Flagler County is considering a new zoning designation that would give the county commission wide latitude to approve the incentives, densities and heights of developments with the goal of increasing the supply of affordable housing. The changes would not impact the Palm Coast or the other towns in Flagler.
“Every county across the country is screaming the same thing: that they need more affordable housing for the workforce,” said county commissioner Joe Mullins, who also sits on the county’s affordable housing advisory committee. . “We want to send the message that we are open for business.”
The new designation, introduced at the commission’s workshop on May 17, would be called “planned affordable development”. Staff documentation pointed out that this would be a similar concept to the current “planned unit development”, which can also be “negotiated and adapted” with mixed uses.
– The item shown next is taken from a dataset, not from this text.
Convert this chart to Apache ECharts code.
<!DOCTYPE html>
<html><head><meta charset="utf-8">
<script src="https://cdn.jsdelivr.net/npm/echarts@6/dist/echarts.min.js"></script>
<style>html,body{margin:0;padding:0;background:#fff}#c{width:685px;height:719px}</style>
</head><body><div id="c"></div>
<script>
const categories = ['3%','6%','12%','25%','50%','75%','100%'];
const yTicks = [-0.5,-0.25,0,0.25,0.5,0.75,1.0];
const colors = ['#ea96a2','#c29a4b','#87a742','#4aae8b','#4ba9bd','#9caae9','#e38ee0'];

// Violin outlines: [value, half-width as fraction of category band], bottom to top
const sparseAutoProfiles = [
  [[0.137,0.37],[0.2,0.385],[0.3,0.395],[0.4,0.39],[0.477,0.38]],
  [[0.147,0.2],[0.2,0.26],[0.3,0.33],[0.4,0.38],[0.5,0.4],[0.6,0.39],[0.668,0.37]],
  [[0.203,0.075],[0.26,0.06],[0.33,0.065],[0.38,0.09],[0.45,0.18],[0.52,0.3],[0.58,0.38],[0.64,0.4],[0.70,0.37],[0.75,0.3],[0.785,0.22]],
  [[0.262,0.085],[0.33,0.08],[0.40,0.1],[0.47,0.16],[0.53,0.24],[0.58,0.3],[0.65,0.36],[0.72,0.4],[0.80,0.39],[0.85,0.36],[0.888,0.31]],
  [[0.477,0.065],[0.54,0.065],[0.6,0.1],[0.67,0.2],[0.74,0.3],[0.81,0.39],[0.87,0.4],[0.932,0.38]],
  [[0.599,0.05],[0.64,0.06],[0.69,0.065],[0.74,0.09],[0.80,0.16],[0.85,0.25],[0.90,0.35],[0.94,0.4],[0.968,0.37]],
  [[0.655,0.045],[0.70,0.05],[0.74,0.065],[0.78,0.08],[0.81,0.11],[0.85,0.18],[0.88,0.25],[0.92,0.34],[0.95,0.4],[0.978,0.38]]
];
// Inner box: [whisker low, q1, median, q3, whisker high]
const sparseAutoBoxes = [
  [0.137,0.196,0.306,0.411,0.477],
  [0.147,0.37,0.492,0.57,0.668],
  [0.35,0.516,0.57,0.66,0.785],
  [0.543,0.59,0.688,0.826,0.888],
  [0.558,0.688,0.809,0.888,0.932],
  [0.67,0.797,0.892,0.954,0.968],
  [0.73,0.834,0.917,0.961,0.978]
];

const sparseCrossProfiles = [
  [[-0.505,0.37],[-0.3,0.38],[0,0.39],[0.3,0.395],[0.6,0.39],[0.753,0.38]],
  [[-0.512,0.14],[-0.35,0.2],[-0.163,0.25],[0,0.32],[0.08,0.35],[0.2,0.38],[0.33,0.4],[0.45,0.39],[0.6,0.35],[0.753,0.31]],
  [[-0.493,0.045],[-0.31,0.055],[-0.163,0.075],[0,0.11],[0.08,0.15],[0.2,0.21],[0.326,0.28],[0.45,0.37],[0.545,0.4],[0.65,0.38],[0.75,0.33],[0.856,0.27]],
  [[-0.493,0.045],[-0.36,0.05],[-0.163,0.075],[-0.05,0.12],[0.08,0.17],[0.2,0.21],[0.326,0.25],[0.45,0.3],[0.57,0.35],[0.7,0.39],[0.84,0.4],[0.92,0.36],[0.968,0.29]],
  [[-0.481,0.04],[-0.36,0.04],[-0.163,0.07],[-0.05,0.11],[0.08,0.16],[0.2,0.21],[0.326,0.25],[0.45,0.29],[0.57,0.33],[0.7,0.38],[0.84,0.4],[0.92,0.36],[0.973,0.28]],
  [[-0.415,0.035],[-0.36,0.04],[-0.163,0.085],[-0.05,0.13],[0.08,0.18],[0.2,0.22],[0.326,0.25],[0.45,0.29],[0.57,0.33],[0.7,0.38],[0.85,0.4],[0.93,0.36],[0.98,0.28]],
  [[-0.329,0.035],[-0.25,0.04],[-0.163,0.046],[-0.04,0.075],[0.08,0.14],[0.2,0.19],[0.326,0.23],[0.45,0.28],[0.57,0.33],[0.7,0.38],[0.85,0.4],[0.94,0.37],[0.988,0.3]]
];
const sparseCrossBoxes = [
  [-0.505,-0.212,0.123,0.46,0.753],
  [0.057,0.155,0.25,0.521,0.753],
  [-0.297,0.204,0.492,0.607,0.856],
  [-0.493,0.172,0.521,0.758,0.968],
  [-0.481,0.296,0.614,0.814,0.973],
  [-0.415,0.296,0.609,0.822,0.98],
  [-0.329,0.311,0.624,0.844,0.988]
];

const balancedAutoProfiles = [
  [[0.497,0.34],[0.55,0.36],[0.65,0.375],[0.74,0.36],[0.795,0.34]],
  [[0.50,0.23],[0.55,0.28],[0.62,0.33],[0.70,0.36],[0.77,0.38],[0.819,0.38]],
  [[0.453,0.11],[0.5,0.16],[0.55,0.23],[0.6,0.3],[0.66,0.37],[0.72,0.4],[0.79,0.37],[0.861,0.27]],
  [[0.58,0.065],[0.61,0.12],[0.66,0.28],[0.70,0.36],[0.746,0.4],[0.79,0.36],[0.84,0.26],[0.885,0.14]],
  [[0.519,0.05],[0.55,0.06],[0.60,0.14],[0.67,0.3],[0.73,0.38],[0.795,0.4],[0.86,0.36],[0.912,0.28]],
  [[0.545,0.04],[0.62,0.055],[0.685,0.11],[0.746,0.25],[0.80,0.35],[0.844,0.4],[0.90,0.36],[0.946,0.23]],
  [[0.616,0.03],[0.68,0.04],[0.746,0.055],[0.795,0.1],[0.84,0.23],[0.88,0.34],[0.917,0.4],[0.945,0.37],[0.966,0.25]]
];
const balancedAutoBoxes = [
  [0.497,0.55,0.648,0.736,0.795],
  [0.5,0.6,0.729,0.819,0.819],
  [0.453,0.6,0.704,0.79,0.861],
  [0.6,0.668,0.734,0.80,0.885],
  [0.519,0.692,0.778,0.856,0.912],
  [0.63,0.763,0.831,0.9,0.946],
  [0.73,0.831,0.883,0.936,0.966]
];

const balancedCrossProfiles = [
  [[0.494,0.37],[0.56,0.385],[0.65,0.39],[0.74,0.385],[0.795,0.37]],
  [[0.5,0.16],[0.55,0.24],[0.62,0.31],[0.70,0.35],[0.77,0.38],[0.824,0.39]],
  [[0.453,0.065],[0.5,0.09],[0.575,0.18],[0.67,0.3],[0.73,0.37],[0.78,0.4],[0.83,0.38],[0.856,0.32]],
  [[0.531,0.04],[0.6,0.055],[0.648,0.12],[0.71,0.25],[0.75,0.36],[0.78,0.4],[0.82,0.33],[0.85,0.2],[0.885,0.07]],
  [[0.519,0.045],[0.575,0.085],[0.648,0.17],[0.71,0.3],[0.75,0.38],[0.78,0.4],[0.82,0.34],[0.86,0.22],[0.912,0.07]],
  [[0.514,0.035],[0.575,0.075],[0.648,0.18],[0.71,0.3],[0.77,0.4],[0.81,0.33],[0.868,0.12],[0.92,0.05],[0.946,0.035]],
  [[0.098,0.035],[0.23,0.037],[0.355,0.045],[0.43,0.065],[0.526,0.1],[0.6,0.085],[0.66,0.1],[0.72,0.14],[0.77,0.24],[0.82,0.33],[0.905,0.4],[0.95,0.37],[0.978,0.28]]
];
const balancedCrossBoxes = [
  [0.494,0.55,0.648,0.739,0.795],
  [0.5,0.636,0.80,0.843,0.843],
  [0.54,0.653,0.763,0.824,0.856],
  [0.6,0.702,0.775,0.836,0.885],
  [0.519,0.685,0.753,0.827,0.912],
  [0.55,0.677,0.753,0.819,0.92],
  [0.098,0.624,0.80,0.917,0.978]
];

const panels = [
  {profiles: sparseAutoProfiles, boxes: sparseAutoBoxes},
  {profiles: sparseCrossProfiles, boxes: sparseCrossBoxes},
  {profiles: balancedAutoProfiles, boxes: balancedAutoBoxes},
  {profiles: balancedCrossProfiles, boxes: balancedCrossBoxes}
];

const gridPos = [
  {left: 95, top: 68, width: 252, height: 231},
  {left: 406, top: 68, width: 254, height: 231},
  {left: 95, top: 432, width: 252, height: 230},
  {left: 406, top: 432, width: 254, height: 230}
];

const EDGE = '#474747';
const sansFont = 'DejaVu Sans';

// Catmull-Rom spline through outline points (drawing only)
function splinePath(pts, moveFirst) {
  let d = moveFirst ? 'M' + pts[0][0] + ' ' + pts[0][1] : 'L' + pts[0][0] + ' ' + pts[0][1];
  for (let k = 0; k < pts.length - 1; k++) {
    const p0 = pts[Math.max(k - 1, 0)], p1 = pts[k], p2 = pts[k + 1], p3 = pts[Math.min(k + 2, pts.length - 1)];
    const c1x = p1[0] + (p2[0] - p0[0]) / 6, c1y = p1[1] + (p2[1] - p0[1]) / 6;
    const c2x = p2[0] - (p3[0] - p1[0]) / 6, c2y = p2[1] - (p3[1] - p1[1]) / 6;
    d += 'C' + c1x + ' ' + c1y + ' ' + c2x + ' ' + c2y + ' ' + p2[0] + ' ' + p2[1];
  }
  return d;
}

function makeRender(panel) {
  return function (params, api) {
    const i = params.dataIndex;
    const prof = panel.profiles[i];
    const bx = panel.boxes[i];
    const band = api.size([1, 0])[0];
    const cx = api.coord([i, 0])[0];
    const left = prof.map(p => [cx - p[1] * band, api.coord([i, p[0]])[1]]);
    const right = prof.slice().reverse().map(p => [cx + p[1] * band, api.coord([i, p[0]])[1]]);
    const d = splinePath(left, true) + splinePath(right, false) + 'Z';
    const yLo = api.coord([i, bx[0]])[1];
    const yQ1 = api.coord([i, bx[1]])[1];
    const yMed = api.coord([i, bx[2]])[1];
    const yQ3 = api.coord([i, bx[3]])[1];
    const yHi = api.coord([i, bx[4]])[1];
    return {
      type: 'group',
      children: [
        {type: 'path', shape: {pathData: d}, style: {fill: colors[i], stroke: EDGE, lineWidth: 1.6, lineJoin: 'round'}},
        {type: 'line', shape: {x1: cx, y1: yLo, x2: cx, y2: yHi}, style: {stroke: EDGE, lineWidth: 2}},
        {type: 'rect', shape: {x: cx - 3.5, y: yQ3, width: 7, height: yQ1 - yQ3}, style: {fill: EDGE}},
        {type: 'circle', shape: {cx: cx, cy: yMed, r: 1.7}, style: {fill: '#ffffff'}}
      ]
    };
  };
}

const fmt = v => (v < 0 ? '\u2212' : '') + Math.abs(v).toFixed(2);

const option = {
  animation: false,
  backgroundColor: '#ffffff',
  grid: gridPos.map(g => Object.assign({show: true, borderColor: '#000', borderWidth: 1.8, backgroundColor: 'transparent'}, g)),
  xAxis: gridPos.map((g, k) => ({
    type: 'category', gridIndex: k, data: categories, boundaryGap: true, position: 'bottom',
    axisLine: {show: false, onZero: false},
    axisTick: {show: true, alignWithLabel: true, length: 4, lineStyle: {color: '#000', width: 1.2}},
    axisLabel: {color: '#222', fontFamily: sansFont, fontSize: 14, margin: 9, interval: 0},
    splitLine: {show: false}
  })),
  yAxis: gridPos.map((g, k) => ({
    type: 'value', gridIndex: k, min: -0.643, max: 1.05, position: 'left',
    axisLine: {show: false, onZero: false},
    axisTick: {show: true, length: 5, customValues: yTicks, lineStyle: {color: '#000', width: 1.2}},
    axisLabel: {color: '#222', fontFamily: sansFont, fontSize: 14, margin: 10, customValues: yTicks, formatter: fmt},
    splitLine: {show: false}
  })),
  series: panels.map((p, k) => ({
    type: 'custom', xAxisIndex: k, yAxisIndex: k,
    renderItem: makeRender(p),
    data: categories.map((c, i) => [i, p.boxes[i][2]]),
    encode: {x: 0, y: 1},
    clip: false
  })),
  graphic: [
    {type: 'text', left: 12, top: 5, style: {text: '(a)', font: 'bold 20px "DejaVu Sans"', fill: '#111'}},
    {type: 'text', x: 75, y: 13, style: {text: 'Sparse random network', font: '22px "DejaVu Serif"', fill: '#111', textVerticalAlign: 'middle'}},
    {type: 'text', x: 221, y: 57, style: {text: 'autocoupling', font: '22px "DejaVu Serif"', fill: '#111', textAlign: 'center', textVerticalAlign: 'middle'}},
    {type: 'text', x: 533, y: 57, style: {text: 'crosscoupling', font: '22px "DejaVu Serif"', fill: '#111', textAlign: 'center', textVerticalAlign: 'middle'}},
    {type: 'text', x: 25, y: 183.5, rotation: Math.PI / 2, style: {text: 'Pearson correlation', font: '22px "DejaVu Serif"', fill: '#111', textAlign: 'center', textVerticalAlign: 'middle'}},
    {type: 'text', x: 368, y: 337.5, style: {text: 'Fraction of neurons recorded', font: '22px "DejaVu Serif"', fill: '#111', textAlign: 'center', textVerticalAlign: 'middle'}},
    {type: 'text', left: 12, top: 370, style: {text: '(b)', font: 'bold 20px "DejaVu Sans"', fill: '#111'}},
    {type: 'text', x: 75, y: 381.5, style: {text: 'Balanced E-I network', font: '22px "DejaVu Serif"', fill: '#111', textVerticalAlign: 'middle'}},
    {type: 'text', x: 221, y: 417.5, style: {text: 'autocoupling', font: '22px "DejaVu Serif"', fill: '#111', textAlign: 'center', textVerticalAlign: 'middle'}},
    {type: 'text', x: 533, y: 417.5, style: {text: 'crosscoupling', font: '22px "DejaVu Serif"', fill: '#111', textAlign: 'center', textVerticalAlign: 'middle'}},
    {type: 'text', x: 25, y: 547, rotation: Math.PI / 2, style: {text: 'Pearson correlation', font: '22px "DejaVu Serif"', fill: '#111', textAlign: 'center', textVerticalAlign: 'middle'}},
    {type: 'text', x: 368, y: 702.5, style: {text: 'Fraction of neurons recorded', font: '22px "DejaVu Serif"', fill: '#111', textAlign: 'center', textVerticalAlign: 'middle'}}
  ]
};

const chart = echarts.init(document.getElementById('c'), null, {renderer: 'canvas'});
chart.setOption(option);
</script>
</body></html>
“It’s a PUD on steroids,” said Commissioner Andy Dance. “This allows for more creative design solutions. … I am all for it. Let’s look at some new ideas someone may have.
Homes are selling so quickly and demand is still so high that housing costs are skyrocketing. Material prices and inflation also make the market unaffordable for many residents, staff reported.
Commissioners noted that the PAD designation is “very vague” and “open”.
“It lets us vote on just about everything, not just on incentives, but also on size,” said Commissioner Greg Hansen. Still, he said that kind of latitude “is the right way to go.”
Hansen, along with Rick Belhumeur, a member of the Affordable Housing Advisory Committee for eight years, seemed to expect more from a staff presentation.
“I wonder why we were invited here,” Belhumeur said.
Two restrictions on the PAD designation were questioned during the meeting. First, the county is proposing that PADs only be allowed if they are within five miles of stores and jobs. And second, PADs would not be allowed to use septic tanks.
Lisa Smith, treasurer of the Flagler County Association of Realtors and president of the Flagler Housing Partnership, said few lots would meet these requirements. FCAR Executive Director Dorothy Sperber agreed, and Cameron said staff would consider the two points for future discussion.
“It’s a long-term project,” Cameron said.